Orthodox Christmas takes place on January 7.
Orthodox Christians celebrate Christmas a little bit later than most of the world.
As with December 25th, Orthodox Christmas also celebrates the birth of Jesus Christ, the son of God. This holiday differs from Christmas Day as it places less emphasis on traditions such as Santa Claus, Christmas presents, and the decorating of a Christmas tree. Instead, it focuses on religious customs, liturgies, and traditional rituals such as midnight mass and the nativity of Christ.
Orthodox Christmas is not a public holiday in countries such as the United States, the United Kingdom, and Canada so businesses and schools remain open as usual. However, many countries such as Egypt, Belarus, Russia, Ukraine, Serbia, Ethiopia, Georgia, Kazakhstan, Macedonia, and Moldova observe a national holiday to celebrate Orthodox Christmas.
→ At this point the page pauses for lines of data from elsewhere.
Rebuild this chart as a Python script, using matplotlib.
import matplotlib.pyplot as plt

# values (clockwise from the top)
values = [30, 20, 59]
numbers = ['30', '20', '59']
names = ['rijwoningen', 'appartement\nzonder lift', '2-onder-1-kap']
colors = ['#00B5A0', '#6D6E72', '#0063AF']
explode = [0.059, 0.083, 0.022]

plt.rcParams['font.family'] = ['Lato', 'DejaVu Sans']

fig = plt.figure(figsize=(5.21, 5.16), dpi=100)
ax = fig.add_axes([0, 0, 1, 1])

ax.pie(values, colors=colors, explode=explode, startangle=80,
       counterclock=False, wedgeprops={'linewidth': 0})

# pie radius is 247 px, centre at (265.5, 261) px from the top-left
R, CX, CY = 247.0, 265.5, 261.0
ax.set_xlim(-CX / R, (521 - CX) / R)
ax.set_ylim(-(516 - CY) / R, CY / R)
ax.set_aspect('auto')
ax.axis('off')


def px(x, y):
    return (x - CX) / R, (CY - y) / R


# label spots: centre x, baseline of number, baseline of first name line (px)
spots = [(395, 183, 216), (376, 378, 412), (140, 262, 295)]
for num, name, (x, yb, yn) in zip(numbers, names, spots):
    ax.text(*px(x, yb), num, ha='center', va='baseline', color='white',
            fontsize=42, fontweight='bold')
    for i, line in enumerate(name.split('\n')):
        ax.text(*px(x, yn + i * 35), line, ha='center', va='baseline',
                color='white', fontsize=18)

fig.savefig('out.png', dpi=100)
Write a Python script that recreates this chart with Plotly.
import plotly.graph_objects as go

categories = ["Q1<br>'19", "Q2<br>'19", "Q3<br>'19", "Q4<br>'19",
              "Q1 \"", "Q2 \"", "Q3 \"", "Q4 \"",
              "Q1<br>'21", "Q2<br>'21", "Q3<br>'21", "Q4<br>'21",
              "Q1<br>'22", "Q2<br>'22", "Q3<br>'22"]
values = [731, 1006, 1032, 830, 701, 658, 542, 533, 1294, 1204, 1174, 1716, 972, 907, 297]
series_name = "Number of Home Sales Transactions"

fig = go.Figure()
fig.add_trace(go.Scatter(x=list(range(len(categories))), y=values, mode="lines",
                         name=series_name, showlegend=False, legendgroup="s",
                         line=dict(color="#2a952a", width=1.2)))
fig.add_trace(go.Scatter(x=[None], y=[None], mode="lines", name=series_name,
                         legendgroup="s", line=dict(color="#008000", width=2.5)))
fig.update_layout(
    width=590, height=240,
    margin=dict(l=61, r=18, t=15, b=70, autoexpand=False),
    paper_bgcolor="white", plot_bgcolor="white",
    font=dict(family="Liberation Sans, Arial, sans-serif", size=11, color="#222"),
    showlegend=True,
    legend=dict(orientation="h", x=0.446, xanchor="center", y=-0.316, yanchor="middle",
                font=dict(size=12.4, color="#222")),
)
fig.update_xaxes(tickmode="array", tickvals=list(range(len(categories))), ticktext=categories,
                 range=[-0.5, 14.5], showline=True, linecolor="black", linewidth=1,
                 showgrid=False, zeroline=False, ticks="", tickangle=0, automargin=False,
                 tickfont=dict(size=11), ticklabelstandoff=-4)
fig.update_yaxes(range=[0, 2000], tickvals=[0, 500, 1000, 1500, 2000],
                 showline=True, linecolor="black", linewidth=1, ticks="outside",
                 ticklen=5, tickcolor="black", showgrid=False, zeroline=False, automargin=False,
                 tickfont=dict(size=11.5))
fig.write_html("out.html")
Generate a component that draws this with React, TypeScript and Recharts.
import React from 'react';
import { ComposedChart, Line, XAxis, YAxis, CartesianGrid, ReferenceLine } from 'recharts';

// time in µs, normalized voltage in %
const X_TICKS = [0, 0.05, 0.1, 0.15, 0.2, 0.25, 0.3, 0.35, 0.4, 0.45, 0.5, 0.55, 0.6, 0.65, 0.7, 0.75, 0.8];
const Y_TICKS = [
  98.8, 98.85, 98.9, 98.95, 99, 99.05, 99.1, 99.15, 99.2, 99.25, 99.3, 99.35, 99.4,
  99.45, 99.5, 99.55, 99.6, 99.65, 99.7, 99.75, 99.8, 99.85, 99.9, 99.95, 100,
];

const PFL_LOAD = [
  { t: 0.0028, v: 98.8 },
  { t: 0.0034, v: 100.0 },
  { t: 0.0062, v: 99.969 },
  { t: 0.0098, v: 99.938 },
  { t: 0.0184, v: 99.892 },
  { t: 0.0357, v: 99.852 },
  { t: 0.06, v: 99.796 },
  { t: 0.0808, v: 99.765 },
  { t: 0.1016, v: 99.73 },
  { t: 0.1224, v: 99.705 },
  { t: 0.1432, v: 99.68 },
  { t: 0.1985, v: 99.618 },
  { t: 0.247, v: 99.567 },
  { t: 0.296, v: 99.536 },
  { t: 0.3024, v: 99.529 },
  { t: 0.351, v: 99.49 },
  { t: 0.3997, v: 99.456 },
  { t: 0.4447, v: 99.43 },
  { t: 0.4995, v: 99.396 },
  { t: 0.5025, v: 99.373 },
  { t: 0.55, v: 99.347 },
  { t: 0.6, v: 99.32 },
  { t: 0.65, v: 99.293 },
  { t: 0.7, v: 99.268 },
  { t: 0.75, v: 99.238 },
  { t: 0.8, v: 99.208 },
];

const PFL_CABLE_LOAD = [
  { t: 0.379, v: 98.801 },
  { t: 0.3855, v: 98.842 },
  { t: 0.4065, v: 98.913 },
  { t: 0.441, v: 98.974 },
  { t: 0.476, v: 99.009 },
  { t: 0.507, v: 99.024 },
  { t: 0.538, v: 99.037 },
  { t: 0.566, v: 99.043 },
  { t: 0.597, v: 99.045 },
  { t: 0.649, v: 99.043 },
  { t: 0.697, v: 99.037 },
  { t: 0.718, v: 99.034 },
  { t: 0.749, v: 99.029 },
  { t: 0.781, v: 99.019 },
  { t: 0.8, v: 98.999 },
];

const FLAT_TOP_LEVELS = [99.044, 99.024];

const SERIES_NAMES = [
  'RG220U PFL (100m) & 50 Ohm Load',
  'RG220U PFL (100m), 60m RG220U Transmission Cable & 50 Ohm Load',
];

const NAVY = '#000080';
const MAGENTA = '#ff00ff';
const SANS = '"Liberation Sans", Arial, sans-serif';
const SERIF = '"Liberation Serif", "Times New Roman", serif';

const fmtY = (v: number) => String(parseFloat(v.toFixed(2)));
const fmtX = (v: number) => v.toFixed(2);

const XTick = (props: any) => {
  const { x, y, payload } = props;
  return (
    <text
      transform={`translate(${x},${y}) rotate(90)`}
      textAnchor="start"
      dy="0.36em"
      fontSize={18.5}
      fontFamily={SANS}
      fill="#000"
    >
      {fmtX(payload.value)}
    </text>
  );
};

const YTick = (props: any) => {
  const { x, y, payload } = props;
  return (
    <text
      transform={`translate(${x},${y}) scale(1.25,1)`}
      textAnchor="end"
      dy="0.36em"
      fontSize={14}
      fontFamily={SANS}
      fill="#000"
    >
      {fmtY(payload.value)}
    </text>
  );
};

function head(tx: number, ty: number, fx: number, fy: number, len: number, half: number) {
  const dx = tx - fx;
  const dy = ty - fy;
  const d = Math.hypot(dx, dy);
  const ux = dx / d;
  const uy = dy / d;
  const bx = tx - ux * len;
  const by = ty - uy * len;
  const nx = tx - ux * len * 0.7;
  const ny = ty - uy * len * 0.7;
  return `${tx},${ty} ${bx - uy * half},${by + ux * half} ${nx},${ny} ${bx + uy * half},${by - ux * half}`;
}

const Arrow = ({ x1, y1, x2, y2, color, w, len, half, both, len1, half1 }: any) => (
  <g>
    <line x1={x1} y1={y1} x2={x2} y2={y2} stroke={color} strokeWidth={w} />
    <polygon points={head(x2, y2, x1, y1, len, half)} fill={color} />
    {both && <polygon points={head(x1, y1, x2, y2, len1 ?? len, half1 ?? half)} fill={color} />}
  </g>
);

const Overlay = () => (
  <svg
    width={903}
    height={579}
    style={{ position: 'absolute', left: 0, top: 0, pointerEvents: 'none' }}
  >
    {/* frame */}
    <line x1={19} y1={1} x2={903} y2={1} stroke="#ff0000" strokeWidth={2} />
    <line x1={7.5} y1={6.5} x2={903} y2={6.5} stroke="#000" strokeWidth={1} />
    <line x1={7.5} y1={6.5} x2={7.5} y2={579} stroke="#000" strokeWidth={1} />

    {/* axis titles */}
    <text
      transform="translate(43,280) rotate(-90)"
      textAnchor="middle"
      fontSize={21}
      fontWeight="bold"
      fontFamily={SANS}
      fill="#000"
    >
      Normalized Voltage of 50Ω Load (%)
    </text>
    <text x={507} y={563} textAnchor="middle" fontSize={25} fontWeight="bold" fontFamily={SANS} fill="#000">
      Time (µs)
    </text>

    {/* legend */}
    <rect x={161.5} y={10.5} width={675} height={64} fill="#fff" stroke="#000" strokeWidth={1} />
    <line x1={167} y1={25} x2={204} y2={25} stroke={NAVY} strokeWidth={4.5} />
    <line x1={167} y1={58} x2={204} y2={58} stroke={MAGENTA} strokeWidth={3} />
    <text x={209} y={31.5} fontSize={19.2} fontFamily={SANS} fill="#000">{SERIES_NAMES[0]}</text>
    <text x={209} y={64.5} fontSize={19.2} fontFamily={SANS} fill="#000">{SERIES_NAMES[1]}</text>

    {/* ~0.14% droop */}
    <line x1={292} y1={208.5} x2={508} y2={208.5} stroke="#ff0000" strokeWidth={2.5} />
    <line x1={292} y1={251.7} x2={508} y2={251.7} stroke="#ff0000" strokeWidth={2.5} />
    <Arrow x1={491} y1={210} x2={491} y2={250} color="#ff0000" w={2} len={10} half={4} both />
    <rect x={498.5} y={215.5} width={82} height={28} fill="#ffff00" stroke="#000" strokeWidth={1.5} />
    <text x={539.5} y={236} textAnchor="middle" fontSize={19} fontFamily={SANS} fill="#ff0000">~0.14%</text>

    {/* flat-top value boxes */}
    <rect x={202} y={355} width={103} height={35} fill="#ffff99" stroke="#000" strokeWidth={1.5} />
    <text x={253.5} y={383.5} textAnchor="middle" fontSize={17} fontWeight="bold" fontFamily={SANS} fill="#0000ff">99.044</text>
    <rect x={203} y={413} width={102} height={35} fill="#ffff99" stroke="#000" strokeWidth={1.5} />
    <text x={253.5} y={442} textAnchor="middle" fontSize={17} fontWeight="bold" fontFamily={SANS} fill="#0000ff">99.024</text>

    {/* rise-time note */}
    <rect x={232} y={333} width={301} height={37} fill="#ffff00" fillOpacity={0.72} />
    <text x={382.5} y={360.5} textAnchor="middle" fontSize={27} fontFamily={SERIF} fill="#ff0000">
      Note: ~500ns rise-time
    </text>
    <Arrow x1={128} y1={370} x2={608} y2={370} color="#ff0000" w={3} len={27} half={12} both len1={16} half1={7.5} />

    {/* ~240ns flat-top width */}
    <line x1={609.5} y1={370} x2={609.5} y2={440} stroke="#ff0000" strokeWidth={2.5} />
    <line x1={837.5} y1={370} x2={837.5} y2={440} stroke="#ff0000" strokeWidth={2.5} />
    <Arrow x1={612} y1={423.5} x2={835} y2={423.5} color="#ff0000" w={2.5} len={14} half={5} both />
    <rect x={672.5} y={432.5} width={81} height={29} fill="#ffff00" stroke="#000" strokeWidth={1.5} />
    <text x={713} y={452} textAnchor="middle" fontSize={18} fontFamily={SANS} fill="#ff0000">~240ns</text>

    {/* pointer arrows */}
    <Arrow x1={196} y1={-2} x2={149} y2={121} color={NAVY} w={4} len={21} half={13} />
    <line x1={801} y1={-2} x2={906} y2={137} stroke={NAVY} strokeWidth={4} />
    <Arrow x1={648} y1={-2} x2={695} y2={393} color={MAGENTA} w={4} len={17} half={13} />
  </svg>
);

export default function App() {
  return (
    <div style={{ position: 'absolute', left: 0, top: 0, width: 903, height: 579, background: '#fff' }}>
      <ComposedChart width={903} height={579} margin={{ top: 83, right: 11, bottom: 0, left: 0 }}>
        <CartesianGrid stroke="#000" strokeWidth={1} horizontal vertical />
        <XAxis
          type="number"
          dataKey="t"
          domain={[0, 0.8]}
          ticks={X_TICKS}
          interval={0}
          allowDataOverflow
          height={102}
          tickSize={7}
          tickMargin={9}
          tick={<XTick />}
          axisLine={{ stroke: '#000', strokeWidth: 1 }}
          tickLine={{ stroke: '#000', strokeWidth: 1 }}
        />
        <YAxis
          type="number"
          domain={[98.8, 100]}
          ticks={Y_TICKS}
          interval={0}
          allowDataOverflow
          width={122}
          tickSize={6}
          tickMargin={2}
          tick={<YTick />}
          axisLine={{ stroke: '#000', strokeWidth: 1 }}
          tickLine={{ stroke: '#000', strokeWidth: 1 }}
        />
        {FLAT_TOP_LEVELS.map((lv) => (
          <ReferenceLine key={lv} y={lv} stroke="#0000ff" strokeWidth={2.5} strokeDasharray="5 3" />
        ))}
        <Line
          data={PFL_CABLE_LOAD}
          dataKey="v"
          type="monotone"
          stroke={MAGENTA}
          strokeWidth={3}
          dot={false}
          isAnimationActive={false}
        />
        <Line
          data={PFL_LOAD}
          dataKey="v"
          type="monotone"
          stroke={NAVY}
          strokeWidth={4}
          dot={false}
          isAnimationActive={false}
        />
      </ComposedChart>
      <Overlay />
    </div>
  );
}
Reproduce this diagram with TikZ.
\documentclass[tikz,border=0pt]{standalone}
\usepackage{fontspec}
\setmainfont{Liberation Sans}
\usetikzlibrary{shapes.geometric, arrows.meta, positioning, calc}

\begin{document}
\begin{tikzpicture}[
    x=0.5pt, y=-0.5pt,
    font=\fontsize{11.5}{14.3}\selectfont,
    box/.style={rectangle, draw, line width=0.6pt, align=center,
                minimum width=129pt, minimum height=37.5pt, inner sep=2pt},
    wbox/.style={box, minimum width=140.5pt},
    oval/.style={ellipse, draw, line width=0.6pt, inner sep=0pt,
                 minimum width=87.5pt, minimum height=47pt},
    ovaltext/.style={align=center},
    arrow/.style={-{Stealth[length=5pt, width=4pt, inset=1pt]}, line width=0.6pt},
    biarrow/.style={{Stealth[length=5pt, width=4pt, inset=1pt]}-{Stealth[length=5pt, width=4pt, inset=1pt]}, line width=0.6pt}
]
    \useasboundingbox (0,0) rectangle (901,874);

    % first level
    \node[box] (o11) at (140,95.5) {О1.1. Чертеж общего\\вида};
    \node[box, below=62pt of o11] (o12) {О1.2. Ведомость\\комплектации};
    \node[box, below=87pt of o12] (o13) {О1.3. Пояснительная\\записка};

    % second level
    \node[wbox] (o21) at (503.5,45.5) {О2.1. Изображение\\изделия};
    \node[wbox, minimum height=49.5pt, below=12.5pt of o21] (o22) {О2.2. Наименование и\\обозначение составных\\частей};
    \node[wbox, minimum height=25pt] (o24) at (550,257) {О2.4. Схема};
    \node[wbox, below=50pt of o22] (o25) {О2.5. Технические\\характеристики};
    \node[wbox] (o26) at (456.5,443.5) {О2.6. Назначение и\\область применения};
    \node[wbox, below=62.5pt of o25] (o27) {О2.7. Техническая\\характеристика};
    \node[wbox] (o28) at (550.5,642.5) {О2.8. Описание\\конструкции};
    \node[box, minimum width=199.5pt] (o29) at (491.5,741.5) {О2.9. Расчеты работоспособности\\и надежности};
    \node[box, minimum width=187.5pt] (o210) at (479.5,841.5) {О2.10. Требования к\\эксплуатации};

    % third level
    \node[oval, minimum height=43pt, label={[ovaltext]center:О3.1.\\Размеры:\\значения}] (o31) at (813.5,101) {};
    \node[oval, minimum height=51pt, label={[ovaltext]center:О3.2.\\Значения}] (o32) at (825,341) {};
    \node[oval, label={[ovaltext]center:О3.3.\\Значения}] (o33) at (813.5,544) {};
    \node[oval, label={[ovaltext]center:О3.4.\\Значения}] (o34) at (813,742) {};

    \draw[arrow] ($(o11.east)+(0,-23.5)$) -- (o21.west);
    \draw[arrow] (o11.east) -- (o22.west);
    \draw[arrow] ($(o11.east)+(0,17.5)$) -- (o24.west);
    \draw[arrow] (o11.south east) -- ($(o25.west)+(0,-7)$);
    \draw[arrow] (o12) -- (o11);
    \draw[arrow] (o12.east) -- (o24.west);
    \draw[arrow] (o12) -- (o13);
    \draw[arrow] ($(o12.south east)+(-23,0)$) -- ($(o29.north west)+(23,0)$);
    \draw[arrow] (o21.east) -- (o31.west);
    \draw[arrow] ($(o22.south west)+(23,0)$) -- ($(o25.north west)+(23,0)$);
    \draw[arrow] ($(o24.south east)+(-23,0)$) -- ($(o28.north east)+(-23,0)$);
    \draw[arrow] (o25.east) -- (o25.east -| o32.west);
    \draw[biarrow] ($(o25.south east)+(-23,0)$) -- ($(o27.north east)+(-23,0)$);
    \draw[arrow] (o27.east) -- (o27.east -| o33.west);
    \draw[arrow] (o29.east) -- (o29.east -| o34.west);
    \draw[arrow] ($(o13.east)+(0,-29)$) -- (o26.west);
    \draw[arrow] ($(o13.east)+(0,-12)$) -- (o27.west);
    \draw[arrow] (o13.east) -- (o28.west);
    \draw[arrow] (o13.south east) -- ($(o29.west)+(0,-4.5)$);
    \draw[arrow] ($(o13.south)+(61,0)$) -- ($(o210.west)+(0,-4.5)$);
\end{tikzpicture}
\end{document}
Christmas falls on a different day in the Orthodox Church because the Church continues to observe the traditional Julian calendar, which has the original dates for Christian celebrations.
The Julian Calendar
Before the 16th century, Roman ruler Julius Caesar adopted and used a solar calendar known as the Julian Calendar to mark the dates. This was introduced in 45 BCE (Before Common Era) as a reform of the Roman calendar and was in use for many centuries as the standard calendar in Europe and the Western world. The Gregorian calendar, introduced by Pope Gregory XIII in 1582, replaced it, attempting to solve many of the errors in timekeeping that were discovered with the Julian Calendar.
The Orthodox churches however did not accept the new Gregorian calendar and continued to follow the old Julian Calendar, which had January 7 as the birth date of Christ. According to the new calendar, the Jewish holiday Passover and Easter could fall on the same day in some years. This was unacceptable to the Orthodox Christians.
This holiday is also known as Old Christmas Day because it follows the old Julian calendar.
Differences within The Orthodox Church
While Orthodox Christmas is more widely celebrated in Eastern European countries, Russian, Ukrainian, and Serbian communities in the United States who are followers of the Orthodox Church also wait until January 7 to celebrate their Christmas.
The Greek Orthodox Church however differs from other Orthodox Churches, in that it does not observe Christmas on January 7, instead celebrating on the 25th of December like most of the world.
Orthodox Christmas Customs and Traditions
Orthodox Christmas focuses on religious rituals and traditions. It is a time to find peace and unity and heal the soul. As such, they do not observe materialistic or commercialized traditions such as the exchange of presents or decorating the tree. Many people observe 43 days fast before Orthodox Christmas Day and give up things such as meat and dairy.
Instead of colorful and bright decorations, Orthodox Christians decorate their table with a white tablecloth that symbolizes the cloth that Jesus was wrapped in when he was born. Some also put candles and straw decorations up to represent the nativity scene.
In some Orthodox traditions, a special bread called "Vasilopita", also known as St. Basil's Bread is prepared. This bread is served in honor of Saint Basil (or Vasilios in Greek). A coin is hidden within the bread and the person who finds it is believed to have good luck for the year.
The Orthodox Christmas meal is known as the Holy Supper, and some traditional foods eaten on the day are mushroom soup, porridge, Lenten bread, nuts, dried fruits, cod, biscuits, and honey. Meat is usually avoided.
In some communities, the Holy Supper will traditionally be a twelve-dish meal, of which two important dishes are called Kutia and Uzvar:
Kutia - a sweet grain pudding made of wheat, poppy seeds, almonds, and raisins.
Uzvar - a rich drink made of pears, plums, cherries, blueberries, and other fruits.
Orthodox Christmas is all about peace and calm. In the United States, there is a special liturgy (public worship), including a Midnight Mass service on Christmas Eve where a fire is lit, and frankincense is burnt in honor of the three wise men's gifts to Jesus.